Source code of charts
-- start --
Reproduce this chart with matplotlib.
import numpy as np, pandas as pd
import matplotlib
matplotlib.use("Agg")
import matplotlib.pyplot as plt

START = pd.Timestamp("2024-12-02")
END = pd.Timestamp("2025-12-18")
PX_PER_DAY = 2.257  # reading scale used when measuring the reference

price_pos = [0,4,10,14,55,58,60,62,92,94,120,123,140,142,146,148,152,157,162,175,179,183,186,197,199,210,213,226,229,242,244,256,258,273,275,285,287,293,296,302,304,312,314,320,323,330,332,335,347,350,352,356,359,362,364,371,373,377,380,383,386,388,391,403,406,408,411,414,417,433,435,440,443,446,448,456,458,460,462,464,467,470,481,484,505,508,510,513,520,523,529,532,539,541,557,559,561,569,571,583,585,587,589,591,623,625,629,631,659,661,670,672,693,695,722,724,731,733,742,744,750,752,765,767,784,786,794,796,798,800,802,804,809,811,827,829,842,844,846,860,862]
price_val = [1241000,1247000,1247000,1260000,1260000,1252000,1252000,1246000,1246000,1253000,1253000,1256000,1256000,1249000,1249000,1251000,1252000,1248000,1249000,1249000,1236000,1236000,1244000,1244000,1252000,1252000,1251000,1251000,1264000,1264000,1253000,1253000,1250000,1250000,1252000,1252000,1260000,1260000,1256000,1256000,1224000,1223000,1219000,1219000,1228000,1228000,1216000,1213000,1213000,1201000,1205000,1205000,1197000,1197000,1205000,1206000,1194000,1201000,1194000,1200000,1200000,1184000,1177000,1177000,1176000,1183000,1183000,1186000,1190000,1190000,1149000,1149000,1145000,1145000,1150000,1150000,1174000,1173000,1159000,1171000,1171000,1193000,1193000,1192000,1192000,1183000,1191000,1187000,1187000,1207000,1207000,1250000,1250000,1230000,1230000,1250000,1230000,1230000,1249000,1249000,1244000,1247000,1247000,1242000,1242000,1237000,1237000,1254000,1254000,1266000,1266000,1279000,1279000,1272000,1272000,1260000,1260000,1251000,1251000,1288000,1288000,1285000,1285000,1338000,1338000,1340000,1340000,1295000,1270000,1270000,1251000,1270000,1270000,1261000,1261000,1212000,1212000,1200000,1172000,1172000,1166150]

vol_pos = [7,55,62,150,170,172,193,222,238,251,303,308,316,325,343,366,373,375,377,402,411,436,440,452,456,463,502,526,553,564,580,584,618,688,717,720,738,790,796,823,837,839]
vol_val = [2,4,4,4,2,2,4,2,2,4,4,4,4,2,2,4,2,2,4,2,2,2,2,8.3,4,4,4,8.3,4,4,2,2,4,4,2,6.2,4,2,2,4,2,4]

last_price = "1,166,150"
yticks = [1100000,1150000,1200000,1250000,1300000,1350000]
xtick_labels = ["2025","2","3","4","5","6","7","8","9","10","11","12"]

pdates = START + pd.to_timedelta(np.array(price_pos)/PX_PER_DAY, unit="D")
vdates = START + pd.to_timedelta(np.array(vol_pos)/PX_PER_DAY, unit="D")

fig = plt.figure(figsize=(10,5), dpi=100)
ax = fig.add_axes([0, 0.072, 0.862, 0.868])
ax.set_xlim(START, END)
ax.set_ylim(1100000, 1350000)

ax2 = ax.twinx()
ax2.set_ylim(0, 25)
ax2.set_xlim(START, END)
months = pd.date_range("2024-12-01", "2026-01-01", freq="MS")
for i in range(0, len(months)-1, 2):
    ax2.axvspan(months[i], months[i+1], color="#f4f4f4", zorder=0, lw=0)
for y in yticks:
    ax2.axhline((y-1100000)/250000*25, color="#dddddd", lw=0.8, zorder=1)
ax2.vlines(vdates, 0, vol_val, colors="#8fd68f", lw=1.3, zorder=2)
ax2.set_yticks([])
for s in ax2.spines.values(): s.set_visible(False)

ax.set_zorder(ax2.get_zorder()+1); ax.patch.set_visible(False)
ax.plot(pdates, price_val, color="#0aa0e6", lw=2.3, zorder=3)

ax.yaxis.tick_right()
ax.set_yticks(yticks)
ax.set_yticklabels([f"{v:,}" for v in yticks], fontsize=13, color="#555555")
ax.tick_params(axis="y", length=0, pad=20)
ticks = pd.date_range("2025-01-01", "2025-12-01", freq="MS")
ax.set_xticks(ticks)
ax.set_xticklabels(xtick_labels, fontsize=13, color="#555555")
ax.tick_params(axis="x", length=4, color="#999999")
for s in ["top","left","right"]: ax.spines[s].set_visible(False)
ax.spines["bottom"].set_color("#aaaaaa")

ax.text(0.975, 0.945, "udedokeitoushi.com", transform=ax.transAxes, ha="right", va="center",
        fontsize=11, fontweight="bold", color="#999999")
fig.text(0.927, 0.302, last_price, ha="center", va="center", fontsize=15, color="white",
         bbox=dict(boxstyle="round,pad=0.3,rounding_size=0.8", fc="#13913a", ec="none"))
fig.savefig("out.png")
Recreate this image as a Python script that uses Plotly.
-- end --
## Brief
Return the lines above precisely as they appear, beginning at the first line and ending at the line with "PX_PER_DAY = 2.257", and nothing after it.

## Problem solution
Reproduce this chart with matplotlib.
import numpy as np, pandas as pd
import matplotlib
matplotlib.use("Agg")
import matplotlib.pyplot as plt

START = pd.Timestamp("2024-12-02")
END = pd.Timestamp("2025-12-18")
PX_PER_DAY = 2.257  # reading scale used when measuring the reference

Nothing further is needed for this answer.